この波止では,季節によって狙う魚が違う。1〜2月の厳冬期はホゴ(カサゴ)とタコ,3月はアイナメ。4〜5月はチヌ・ハゲ(ウマヅラハギ)。夏場はほとんどチヌ専門。9月ころからはアジ・ハゲ。さらにカレイ・マダイ・サヨリなど。メバルも釣れるが,波止よりも付近の岩場の方が数は出る。どれも田島・横島方面では一番と言っていいほど型がよく,カレイは35cm級,アジは25cm級,チヌも45cm級が当時はざらに釣れた。今も基本的には同じ魚が狙えるが,数も型も昔とは比べ物にならない。記憶をたどってその後の変化を思い出すと,まずホゴ・アイナメなどの根魚が釣れなくなった。チヌも,昼間はあまり釣れなくなった。ハゲに至っては,釣り人を警戒するのか,泳ぐ姿はいっぱい見えるのに,エサを追わなくなった。

当時は夜釣りにも時々通っていたので,5月の連休のころが一番のシーズンだった。まず,前夜の夕方,当時まだ原野だった場所(今のドルフィンビーチ)車を止めて,釜戸波止付近でメバルとチヌを狙う。
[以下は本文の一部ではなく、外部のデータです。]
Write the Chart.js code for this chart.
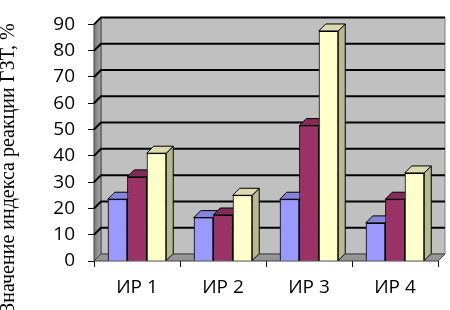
<!DOCTYPE html>
<html>
<head>
<meta charset="utf-8">
<script src="https://cdn.jsdelivr.net/npm/chart.js@4/dist/chart.umd.min.js"></script>
<style>
  html, body { margin: 0; padding: 0; background: #fff; }
  #c { display: block; }
</style>
</head>
<body>
<canvas id="c" width="450" height="310"></canvas>
<script>
// data
const categories = ["ИР 1", "ИР 2", "ИР 3", "ИР 4"];
const series1 = [23.5, 16.5, 23.5, 14.5];
const series2 = [32, 17.5, 51.5, 23.5];
const series3 = [41, 25, 87.5, 33.5];
const yTicks = [0, 10, 20, 30, 40, 50, 60, 70, 80, 90];
const yTitle = "Значение индекса реакции ГЗТ, %";

const colors = ["#9999FF", "#993366", "#FFFFCC"];
const DEPTH = 7; // 3d offset in px

function shade(hex, f) {
  var n = parseInt(hex.slice(1), 16);
  var r = Math.round(((n >> 16) & 255) * f);
  var g = Math.round(((n >> 8) & 255) * f);
  var b = Math.round((n & 255) * f);
  return "rgb(" + r + "," + g + "," + b + ")";
}

function poly(ctx, pts, fill, stroke) {
  ctx.beginPath();
  ctx.moveTo(pts[0][0], pts[0][1]);
  for (var i = 1; i < pts.length; i++) ctx.lineTo(pts[i][0], pts[i][1]);
  ctx.closePath();
  if (fill) { ctx.fillStyle = fill; ctx.fill(); }
  if (stroke) { ctx.strokeStyle = stroke; ctx.lineWidth = 1; ctx.stroke(); }
}

// walls, floor and gridlines behind the bars
const walls3d = {
  id: "walls3d",
  beforeDatasetsDraw(chart) {
    const ctx = chart.ctx;
    const a = chart.chartArea;
    const y = chart.scales.y;
    const d = DEPTH;
    ctx.save();
    // back wall
    poly(ctx, [[a.left + d, a.top - d], [a.right + d, a.top - d], [a.right + d, a.bottom - d], [a.left + d, a.bottom - d]], "#C0C0C0", "#808080");
    // left wall
    var grad = ctx.createLinearGradient(a.left, 0, a.left + d, 0);
    grad.addColorStop(0, "#7a7a7a");
    grad.addColorStop(1, "#a8a8a8");
    poly(ctx, [[a.left, a.top], [a.left + d, a.top - d], [a.left + d, a.bottom - d], [a.left, a.bottom]], grad, "#404040");
    // floor
    poly(ctx, [[a.left, a.bottom], [a.left + d, a.bottom - d], [a.right + d, a.bottom - d], [a.right, a.bottom]], "#969696", "#404040");
    // gridlines
    ctx.strokeStyle = "#000";
    ctx.lineWidth = 2;
    yTicks.forEach(function (v) {
      if (v === 0) return;
      var py = y.getPixelForValue(v);
      ctx.beginPath();
      ctx.moveTo(a.left, py);
      ctx.lineTo(a.left + d, py - d);
      ctx.lineTo(a.right + d, py - d);
      ctx.stroke();
    });
    ctx.restore();
  },
  afterDatasetsDraw(chart) {
    // top and side faces, then front faces again so neighbours overlap right
    const ctx = chart.ctx;
    const d = DEPTH;
    const n = chart.data.datasets.length;
    ctx.save();
    for (var j = 0; j < categories.length; j++) {
      for (var i = 0; i < n; i++) {
        var bar = chart.getDatasetMeta(i).data[j];
        var c = colors[i];
        var x0 = bar.x - bar.width / 2, x1 = bar.x + bar.width / 2;
        var top = bar.y, bot = bar.base;
        poly(ctx, [[x1, top], [x1 + d, top - d], [x1 + d, bot - d], [x1, bot]], shade(c, 0.72), "#000");
        poly(ctx, [[x0, top], [x0 + d, top - d], [x1 + d, top - d], [x1, top]], shade(c, 0.86), "#000");
        bar.draw(ctx);
      }
    }
    ctx.restore();
  },
  afterDraw(chart) {
    const ctx = chart.ctx;
    ctx.save();
    ctx.translate(14, 168);
    ctx.rotate(-Math.PI / 2);
    ctx.font = "20px 'Liberation Serif'";
    ctx.fillStyle = "#000";
    ctx.textAlign = "center";
    ctx.textBaseline = "alphabetic";
    ctx.fillText(yTitle, 0, 0);
    ctx.restore();
  }
};

const tickFont = { family: "'Open Sans'", size: 19 };

new Chart(document.getElementById("c"), {
  type: "bar",
  data: {
    labels: categories,
    datasets: [
      { data: series1, backgroundColor: colors[0], borderColor: "#000", borderWidth: 1 },
      { data: series2, backgroundColor: colors[1], borderColor: "#000", borderWidth: 1 },
      { data: series3, backgroundColor: colors[2], borderColor: "#000", borderWidth: 1 },
    ],
  },
  options: {
    responsive: false,
    animation: false,
    devicePixelRatio: 1,
    categoryPercentage: 0.68,
    barPercentage: 1,
    layout: { padding: { top: 12, right: 12, left: 0, bottom: 0 } },
    plugins: {
      legend: { display: false },
      tooltip: { enabled: false },
    },
    scales: {
      y: {
        min: 0,
        max: 90,
        afterFit: function (s) { s.width = 94; },
        afterBuildTicks: function (s) { s.ticks = yTicks.map(function (v) { return { value: v }; }); },
        ticks: { font: tickFont, color: "#000", padding: 13 },
        grid: { drawOnChartArea: false, drawTicks: true, tickLength: 6, color: "#000" },
        border: { display: false },
      },
      x: {
        afterFit: function (s) { s.height = 49; },
        ticks: { font: tickFont, color: "#000", padding: 9 },
        grid: { offset: true, drawOnChartArea: false, drawTicks: true, tickLength: 6, color: "#000" },
        border: { display: false },
      },
    },
  },
  plugins: [walls3d],
});
</script>
</body>
</html>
車の中で仮眠して,朝5時ころ(朝イチのフェリーが着く前)に波止へ行っていい場所を取る。早朝はカケバリでハゲ狙い。だいたい入れ食いになる。日中はオキアミでホゴやタナゴを釣った(波止をつなぐ橋の上からダンゴやカキでチヌを狙う常連さんがたくさんおり,狭い場所に大勢入って釣りにくいのでチヌはここではあまり狙わなかった)。

それだけに,1991年11月に橋が倒壊しているのを見たときは,そりゃあショックだった。もうこの波止にはあまり来られないかな,と思った。あれだけの釣り人が3つの波止から1つの波止に集中すれば,座る場所にも困るほど込み合うのは間違いない。実際その後,魚はどんどん少なくなった。一発大物狙い(チヌ・マダイ・カレイ・ヒラメ・マゴチなど)なら今でも有望な釣り場には違いないが,最近は年に数回程度しか通っていない。青春の思い出っていうか・・・こんな波止が青春の思い出かよ〜。